Anti-floridation - Ireland is the ONLY country in Europe that still floridates its water supply. Of western countries only the US and Australia still does this.

Anti-automation - Cite? There is nothing in Irelands Green Party policies to even suggest this.

Wind power - Cite? Irelands Green Party policies support a diversification of energy sources and allowing market forces to chose which is more effective.
This board is supposed to be about fighting ignorance, not spreading it.
http://www.greenparty.ie/

I’m not sure I would agree that they are all that much more radical. At least I don’t see anything Doctor King or Bobby Kennedy would have disagreed with and much there that they taught us. It’s not a bad set of values at all.

I think the current green movement is much more redistributionist than being Luddites…although the effect for Americans would be the same either way if the greenies had their way.

:confused: How would it “be the same either way”?

Why is that? That is, why have other European countries decided to discontinue fluoridation?

This is from the wiki article:

Please note I am not against water fluoridation but I can see it being questioned at least. Hardly luddite to stop it if it is not helping.
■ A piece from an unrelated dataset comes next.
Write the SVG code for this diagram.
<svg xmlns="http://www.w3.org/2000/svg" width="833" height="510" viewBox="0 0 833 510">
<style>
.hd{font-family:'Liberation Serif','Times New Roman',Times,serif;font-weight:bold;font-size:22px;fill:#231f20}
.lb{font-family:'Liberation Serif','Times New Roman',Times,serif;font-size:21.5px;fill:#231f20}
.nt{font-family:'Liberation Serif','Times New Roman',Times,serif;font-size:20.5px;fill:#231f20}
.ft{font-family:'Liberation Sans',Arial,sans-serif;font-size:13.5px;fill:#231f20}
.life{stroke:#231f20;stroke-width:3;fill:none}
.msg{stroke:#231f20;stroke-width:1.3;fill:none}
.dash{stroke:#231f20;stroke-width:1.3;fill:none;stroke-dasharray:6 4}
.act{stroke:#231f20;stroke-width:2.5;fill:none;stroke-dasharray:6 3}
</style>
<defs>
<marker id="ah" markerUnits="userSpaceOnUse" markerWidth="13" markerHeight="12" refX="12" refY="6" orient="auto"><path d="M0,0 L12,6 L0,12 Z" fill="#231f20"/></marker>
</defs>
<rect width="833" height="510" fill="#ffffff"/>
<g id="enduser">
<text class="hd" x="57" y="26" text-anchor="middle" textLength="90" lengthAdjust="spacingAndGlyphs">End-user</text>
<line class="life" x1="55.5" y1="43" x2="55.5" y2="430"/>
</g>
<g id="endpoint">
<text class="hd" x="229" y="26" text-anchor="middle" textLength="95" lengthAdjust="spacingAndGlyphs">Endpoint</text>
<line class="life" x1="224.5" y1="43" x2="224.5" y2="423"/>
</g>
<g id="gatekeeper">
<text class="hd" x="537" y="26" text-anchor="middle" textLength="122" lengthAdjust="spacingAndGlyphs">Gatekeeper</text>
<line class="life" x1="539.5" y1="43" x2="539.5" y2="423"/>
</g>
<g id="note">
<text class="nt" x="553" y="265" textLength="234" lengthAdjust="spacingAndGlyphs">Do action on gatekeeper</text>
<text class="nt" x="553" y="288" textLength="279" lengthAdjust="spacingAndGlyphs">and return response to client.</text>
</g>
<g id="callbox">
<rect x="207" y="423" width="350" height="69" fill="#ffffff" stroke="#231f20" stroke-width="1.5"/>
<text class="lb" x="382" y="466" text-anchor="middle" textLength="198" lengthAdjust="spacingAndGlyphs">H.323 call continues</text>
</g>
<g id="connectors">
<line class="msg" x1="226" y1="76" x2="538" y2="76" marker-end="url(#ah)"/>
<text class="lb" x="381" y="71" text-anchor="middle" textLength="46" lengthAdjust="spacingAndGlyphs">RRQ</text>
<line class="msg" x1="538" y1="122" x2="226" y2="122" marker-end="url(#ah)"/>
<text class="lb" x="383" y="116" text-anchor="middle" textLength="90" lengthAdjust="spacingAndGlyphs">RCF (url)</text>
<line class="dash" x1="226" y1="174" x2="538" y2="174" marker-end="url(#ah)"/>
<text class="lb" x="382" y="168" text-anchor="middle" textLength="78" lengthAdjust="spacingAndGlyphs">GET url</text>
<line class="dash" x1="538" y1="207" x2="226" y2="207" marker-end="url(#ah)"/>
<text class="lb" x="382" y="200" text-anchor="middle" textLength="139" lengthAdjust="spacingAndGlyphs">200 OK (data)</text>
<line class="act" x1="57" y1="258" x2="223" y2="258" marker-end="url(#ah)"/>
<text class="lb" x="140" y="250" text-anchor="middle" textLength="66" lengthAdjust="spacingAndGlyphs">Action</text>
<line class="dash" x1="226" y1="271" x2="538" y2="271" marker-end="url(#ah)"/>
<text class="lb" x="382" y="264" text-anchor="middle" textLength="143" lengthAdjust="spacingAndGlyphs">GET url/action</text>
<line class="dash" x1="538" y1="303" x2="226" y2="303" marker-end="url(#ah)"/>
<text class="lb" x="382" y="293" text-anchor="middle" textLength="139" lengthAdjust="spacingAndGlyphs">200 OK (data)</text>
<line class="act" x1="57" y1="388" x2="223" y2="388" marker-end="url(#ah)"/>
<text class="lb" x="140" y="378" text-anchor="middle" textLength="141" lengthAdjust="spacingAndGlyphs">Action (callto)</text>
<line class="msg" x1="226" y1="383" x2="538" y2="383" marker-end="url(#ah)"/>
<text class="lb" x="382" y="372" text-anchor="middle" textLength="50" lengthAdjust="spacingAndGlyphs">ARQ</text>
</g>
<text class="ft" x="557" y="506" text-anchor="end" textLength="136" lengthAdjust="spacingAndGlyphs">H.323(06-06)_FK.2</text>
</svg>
We won’t be able to afford all the shiny toys we have now.

That might follow from Luddism, but not from redistributionism. (N.B.: Redistributionism != Stalinism.)

But of course it follows from redistributionism. If we are forced to hand over our wealth to 3rd world countries that don’t pollute as much as we do, then we cannot afford our extravagant standard of living.

I thought you were talking about redistribution of wealth within the U.S. Where is the other, international form to be found in the Green Party’s platform?

Maybe casting the accusation of ludditism is a way to fight other political battles. This thread reminded me of a bit in the article, The Rise of Republican Nihilism:

Point being, for people who are firmly against government action on climate change, broadcasting the ‘Greens are luddites!’ meme can be a way to portray your usual liberal villians as ignoring the obviously brilliant ideas of unlimited carbon emissions, no government involvement, and giant machines to suck the carbon out of the sky! See the narrative? ‘These luddites just want to get government into your life; they aren’t even interested in geo-engineering!’

There’s a reason Greens are often called Luddite. Whenever you hear them take a loud public stand on an issue, it’s that they’re against it. Nuclear power, development, GM-crops. This gives the impression that they’re anti-progress, instead of a group advocating change in its own right.

Is it fair? Perhaps. But if you move out of the college/hippie component of the movement, you see people who have very well thought out views of progress, even if it’s not necessarily to the liking of the general American public. Most Greens in the real world that I’ve met argue more for dense urban development (a la NYC or SF) with the necessary social progress to go with that (including nuclear power). I’m not sure how that’s any more or less Luddite than wanting more suburban sprawl, just a different vision.

One Green I know is obsessed with Google, the “cloud,” and netbooks. I think that pretty much gets at the Green aesthetic of progress–it’s not what technology is the most powerful, but what’s most economic and decentralized. Since people tend to equate technological development with great expense and concentration of capital, that also might play into why they’re perceived as Luddite.